Using the listing below, report all lines holding the word "this".

EXTRACTED INFORMATION -

═══

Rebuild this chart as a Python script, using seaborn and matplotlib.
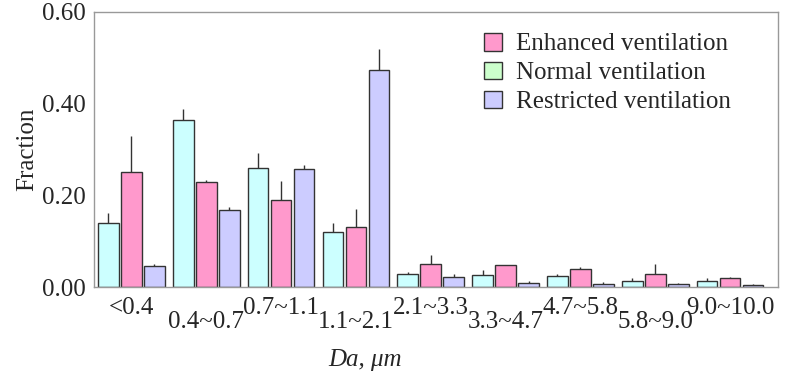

═══

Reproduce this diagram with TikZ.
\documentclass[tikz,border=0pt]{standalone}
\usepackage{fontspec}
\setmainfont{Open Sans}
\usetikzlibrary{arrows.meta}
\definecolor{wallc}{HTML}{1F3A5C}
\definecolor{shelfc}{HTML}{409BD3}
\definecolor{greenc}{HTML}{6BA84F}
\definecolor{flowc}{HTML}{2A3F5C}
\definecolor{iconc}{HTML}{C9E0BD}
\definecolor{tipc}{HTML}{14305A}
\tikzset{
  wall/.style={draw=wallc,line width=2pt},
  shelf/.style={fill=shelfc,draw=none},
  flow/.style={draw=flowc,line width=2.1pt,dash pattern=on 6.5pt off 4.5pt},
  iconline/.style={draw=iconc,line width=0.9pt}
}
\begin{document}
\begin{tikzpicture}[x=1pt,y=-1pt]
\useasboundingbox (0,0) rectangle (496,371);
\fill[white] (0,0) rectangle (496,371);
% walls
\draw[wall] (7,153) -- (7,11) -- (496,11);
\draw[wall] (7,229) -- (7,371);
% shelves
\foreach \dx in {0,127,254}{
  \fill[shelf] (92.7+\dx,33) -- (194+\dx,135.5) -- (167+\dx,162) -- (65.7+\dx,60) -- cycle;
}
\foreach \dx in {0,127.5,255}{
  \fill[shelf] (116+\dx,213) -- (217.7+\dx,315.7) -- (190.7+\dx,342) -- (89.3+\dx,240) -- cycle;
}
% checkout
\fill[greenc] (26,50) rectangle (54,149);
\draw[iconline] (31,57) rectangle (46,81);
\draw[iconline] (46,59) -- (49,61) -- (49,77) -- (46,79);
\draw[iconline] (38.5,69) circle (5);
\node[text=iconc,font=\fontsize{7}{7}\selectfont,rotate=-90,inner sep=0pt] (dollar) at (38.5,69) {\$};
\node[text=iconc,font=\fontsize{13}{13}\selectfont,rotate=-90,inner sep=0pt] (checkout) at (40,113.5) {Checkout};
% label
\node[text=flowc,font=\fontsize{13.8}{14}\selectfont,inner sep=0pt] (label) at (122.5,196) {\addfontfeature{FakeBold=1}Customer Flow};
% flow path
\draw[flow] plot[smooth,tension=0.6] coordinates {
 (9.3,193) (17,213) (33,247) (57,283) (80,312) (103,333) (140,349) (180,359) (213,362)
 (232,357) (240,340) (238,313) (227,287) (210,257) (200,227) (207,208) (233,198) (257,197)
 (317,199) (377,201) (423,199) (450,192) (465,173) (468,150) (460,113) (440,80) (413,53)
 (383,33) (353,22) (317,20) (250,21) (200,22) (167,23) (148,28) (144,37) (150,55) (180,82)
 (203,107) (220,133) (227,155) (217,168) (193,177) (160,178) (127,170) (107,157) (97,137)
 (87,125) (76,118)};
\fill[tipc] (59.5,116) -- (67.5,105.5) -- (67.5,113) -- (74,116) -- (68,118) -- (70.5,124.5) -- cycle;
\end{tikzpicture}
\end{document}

═══

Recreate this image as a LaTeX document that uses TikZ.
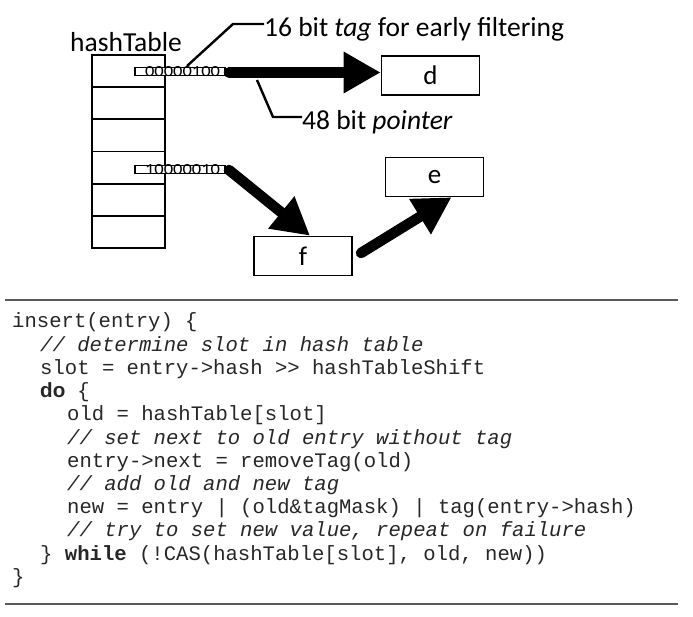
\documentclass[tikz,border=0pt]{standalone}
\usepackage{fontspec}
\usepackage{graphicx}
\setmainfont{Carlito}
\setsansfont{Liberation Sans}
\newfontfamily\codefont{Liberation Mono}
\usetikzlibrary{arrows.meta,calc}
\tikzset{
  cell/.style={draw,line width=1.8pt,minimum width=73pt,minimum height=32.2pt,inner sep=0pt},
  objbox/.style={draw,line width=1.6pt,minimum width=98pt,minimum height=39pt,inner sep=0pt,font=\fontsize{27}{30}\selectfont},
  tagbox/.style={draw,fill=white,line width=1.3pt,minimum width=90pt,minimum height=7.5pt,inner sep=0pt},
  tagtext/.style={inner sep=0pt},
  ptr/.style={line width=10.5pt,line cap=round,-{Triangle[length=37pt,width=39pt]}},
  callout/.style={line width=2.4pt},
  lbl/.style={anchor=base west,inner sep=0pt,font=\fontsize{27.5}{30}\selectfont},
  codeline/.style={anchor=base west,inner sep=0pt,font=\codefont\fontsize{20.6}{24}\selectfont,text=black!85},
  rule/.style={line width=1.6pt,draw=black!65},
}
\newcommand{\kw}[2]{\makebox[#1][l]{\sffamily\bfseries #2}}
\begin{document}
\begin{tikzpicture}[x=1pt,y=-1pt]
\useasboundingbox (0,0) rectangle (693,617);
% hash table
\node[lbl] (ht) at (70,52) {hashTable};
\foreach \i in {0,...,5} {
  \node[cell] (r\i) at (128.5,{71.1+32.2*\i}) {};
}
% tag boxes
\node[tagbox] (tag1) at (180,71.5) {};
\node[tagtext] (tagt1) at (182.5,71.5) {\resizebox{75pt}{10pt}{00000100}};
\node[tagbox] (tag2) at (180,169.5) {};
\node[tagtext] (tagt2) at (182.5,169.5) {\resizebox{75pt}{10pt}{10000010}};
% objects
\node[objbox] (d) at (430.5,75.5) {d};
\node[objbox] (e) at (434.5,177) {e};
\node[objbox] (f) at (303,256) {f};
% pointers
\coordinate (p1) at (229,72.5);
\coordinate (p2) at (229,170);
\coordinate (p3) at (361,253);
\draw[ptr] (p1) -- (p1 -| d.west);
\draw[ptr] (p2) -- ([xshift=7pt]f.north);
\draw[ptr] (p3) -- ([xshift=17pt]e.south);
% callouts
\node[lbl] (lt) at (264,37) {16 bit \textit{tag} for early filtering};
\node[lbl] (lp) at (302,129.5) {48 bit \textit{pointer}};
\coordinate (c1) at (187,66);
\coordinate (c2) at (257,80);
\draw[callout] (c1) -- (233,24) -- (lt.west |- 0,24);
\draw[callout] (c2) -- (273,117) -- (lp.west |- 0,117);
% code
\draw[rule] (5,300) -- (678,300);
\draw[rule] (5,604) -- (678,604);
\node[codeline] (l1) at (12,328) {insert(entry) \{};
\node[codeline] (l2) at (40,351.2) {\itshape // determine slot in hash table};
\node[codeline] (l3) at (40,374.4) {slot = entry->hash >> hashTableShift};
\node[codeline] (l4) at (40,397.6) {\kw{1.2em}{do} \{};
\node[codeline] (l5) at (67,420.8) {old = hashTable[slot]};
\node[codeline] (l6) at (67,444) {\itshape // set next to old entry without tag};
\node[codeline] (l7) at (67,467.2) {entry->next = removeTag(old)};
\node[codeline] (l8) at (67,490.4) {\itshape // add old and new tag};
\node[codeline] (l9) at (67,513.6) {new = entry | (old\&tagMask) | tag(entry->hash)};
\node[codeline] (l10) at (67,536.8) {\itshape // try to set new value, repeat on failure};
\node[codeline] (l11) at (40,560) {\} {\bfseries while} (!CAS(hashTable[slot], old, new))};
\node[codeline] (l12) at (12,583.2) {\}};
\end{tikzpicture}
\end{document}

═══

EXPECTED OUTPUT -
Rebuild this chart as a Python script, using seaborn and matplotlib.
Reproduce this diagram with TikZ.
Recreate this image as a LaTeX document that uses TikZ.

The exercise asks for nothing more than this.